TASK BRIEF
In this exercise, print only the lines of the records below from the one with "Recreate this image as a Python" through the one with "import plotly.graph_objects as go", inclusive. Pictures are not part of the copy.

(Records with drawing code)
==============================

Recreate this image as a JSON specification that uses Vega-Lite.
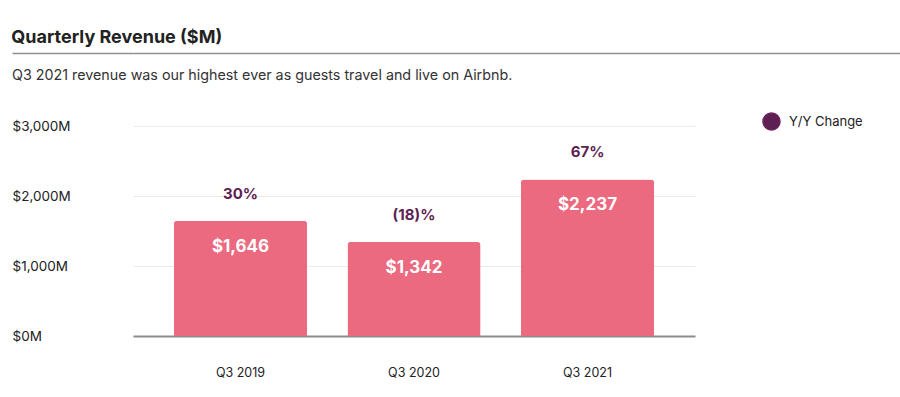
{
  "$schema": "https://vega.github.io/schema/vega-lite/v6.json",
  "padding": {"left": 11, "top": 29, "right": 0, "bottom": 0},
  "background": "white",
  "config": {
    "font": "Inter",
    "view": {"stroke": null},
    "concat": {"spacing": 9}
  },
  "vconcat": [
    {
      "width": 768,
      "height": 1,
      "title": {"text": "Quarterly Revenue ($M)", "anchor": "start", "fontSize": 18, "fontWeight": "bold", "color": "#222222", "offset": 1, "font": "Inter"},
      "data": {"values": [{"t": "", "v": 0}]},
      "mark": {"type": "text"},
      "encoding": {
        "text": {"field": "t"},
        "y": {"field": "v", "type": "quantitative", "scale": {"domain": [0, 1], "zero": false},
          "axis": {"title": null, "values": [1], "labels": false, "domain": false, "ticks": true, "tickSize": 121, "tickColor": "#8f8f8f", "tickWidth": 1.5, "grid": true, "gridColor": "#8f8f8f", "gridWidth": 1.5}}
      }
    },
    {
      "width": 562,
      "height": 210,
      "title": {"text": "Q3 2021 revenue was our highest ever as guests travel and live on Airbnb.", "anchor": "start", "fontSize": 14.3, "fontWeight": "normal", "color": "#333333", "offset": 36, "font": "Inter"},
      "data": {"values": [
        {"quarter": "Q3 2019", "revenue": 1646, "revLabel": "$1,646", "yoy": "30%", "series": "Y/Y Change"},
        {"quarter": "Q3 2020", "revenue": 1342, "revLabel": "$1,342", "yoy": "(18)%", "series": "Y/Y Change"},
        {"quarter": "Q3 2021", "revenue": 2237, "revLabel": "$2,237", "yoy": "67%", "series": "Y/Y Change"}
      ]},
      "encoding": {
        "x": {"field": "quarter", "type": "nominal", "sort": null,
          "scale": {"paddingInner": 0.233, "paddingOuter": 0.236},
          "axis": {"title": null, "labelAngle": 0, "ticks": false, "domainColor": "#8c8c8c", "domainWidth": 2, "labelPadding": 30, "labelFontSize": 12.5, "labelColor": "#222222", "grid": false}},
        "y": {"field": "revenue", "type": "quantitative",
          "scale": {"domain": [0, 3000]},
          "axis": {"title": null, "values": [0, 1000, 2000, 3000], "labelExpr": "'$' + format(datum.value, ',') + 'M'", "domain": false, "ticks": false, "labelAlign": "left", "labelPadding": 121, "labelFontSize": 13.5, "labelColor": "#222222", "gridColor": "#ebebeb", "gridWidth": 1}}
      },
      "layer": [
        {"mark": {"type": "bar", "color": "#EB6A7F", "cornerRadiusTopLeft": 3, "cornerRadiusTopRight": 3}},
        {"mark": {"type": "text", "color": "white", "fontSize": 17, "fontWeight": "bold", "baseline": "middle", "dy": 26},
          "encoding": {"text": {"field": "revLabel"}}},
        {"mark": {"type": "text", "fontSize": 15, "fontWeight": "bold", "baseline": "middle", "dy": -27},
          "encoding": {"text": {"field": "yoy"},
            "color": {"field": "series", "type": "nominal", "scale": {"range": ["#5E1F52"]},
              "legend": {"title": null, "orient": "none", "legendX": 629, "legendY": 59, "symbolType": "circle", "symbolSize": 289, "symbolFillColor": "#6B2160", "symbolStrokeColor": "#6B2160", "symbolOpacity": 1, "labelFontSize": 13, "labelColor": "#222222", "labelOffset": 8}}}}
      ]
    }
  ]
}
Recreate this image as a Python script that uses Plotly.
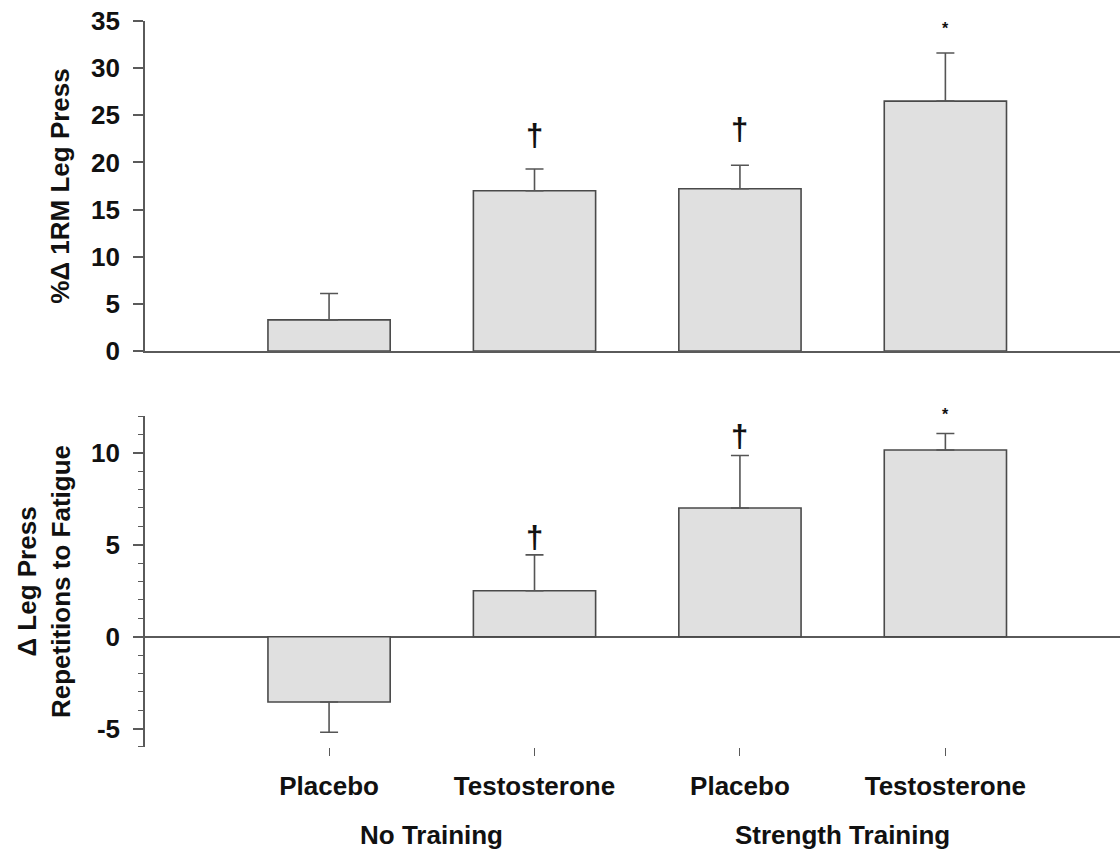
import plotly.graph_objects as go

# ---- data ----
categories = ["Placebo", "Testosterone", "Placebo", "Testosterone"]
groups = ["No Training", "Strength Training"]
rm_change = [3.3, 17.0, 17.2, 26.5]          # %Δ 1RM leg press
rm_err = [2.8, 2.3, 2.5, 5.1]
reps_change = [-3.55, 2.5, 7.0, 10.15]       # Δ repetitions to fatigue
reps_err = [1.65, 1.95, 2.85, 0.9]
rm_marks = ["", "†", "†", "*"]
reps_marks = ["", "†", "†", "*"]
reps_ticks = [-5, 0, 5, 10]
reps_ticktext = ["-5", "0", "5", "10"]

# ---- style ----
FONT = "Liberation Sans, Arial, sans-serif"
BAR_FILL = "#e0e0e0"
BAR_LINE = "#4a4a4a"
AX = "#5a5a5a"
FS = 26
mark_shift_top = [0, 14, 16, 14]
mark_shift_bot = [0, -2, 0, 8]

xs = list(range(len(categories)))


def up_err(vals, errs):
    return [e if v >= 0 else 0 for v, e in zip(vals, errs)]


def down_err(vals, errs):
    return [0 if v >= 0 else e for v, e in zip(vals, errs)]


fig = go.Figure()

fig.add_trace(go.Bar(
    x=xs, y=rm_change, width=0.595, xaxis="x", yaxis="y",
    marker=dict(color=BAR_FILL, line=dict(color=BAR_LINE, width=1.6)),
    error_y=dict(type="data", symmetric=False, array=up_err(rm_change, rm_err),
                 arrayminus=down_err(rm_change, rm_err),
                 color="#555555", thickness=1.6, width=9),
    showlegend=False, hoverinfo="skip"))

fig.add_trace(go.Bar(
    x=xs, y=reps_change, width=0.595, xaxis="x2", yaxis="y2",
    marker=dict(color=BAR_FILL, line=dict(color=BAR_LINE, width=1.6)),
    error_y=dict(type="data", symmetric=False, array=up_err(reps_change, reps_err),
                 arrayminus=down_err(reps_change, reps_err),
                 color="#555555", thickness=1.6, width=9),
    showlegend=False, hoverinfo="skip"))


def mark_font(m):
    return dict(family=FONT, size=31 if m == "†" else 16, color="#111111", weight=700)


annotations = []
for i, (v, e, m) in enumerate(zip(rm_change, rm_err, rm_marks)):
    if m:
        annotations.append(dict(
            x=i, y=v + e, xref="x", yref="y", text=m, showarrow=False,
            yanchor="bottom", yshift=mark_shift_top[i], font=mark_font(m)))
for i, (v, e, m) in enumerate(zip(reps_change, reps_err, reps_marks)):
    if m:
        annotations.append(dict(
            x=i, y=v + e, xref="x2", yref="y2", text=m, showarrow=False,
            yanchor="bottom", yshift=mark_shift_bot[i], font=mark_font(m)))

# group labels
for gi, g in enumerate(groups):
    annotations.append(dict(
        x=(xs[2 * gi] + xs[2 * gi + 1]) / 2, y=-0.121, xref="x2", yref="paper",
        text=g, showarrow=False, yanchor="middle",
        font=dict(family=FONT, size=FS, color="#111111", weight=700)))

xr = [-0.896, 3.85]
tickfont = dict(family=FONT, size=FS, color="#111111", weight=700)

fig.update_layout(
    width=1120, height=854,
    margin=dict(l=145, r=0, t=21, b=107),
    paper_bgcolor="white", plot_bgcolor="white",
    bargap=0.4,
    annotations=annotations,
    xaxis=dict(domain=[0, 1], range=xr, anchor="y", showline=True, linecolor=AX,
               linewidth=2, showticklabels=False, ticks="", showgrid=False, zeroline=False),
    yaxis=dict(domain=[0.5455, 1], range=[0, 35], anchor="x", tick0=0, dtick=5,
               showline=True, linecolor=AX, linewidth=1.6, ticks="outside", ticklen=10,
               tickwidth=1.6, tickcolor=AX, showgrid=False, zeroline=False,
               tickfont=tickfont, ticklabelstandoff=8,
               title=dict(text="%Δ 1RM Leg Press", standoff=14, font=tickfont)),
    xaxis2=dict(domain=[0, 1], range=xr, anchor="y2", showline=False,
                tickmode="array", tickvals=xs, ticktext=categories,
                ticks="outside", ticklen=8, tickwidth=1.4, tickcolor=AX,
                ticklabelstandoff=8,
                showgrid=False, zeroline=False, tickfont=tickfont),
    yaxis2=dict(domain=[0, 0.4559], range=[-6, 12], anchor="x2",
                tickmode="array", tickvals=reps_ticks, ticktext=reps_ticktext,
                showline=True, linecolor=AX, linewidth=1.6, ticks="outside", ticklen=10,
                tickwidth=1.6, tickcolor=AX, showgrid=False,
                zeroline=True, zerolinecolor=AX, zerolinewidth=2,
                minor=dict(tickmode="linear", dtick=1, tick0=0, ticks="outside", ticklen=5,
                           tickwidth=1.2, tickcolor=AX, showgrid=False),
                tickfont=tickfont, ticklabelstandoff=8,
                title=dict(text="Δ Leg Press<br>Repetitions to Fatigue", standoff=13,
                           font=tickfont)),
)

fig.write_html("out.html")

==============================

COMPLETED TASK
Recreate this image as a Python script that uses Plotly.
import plotly.graph_objects as go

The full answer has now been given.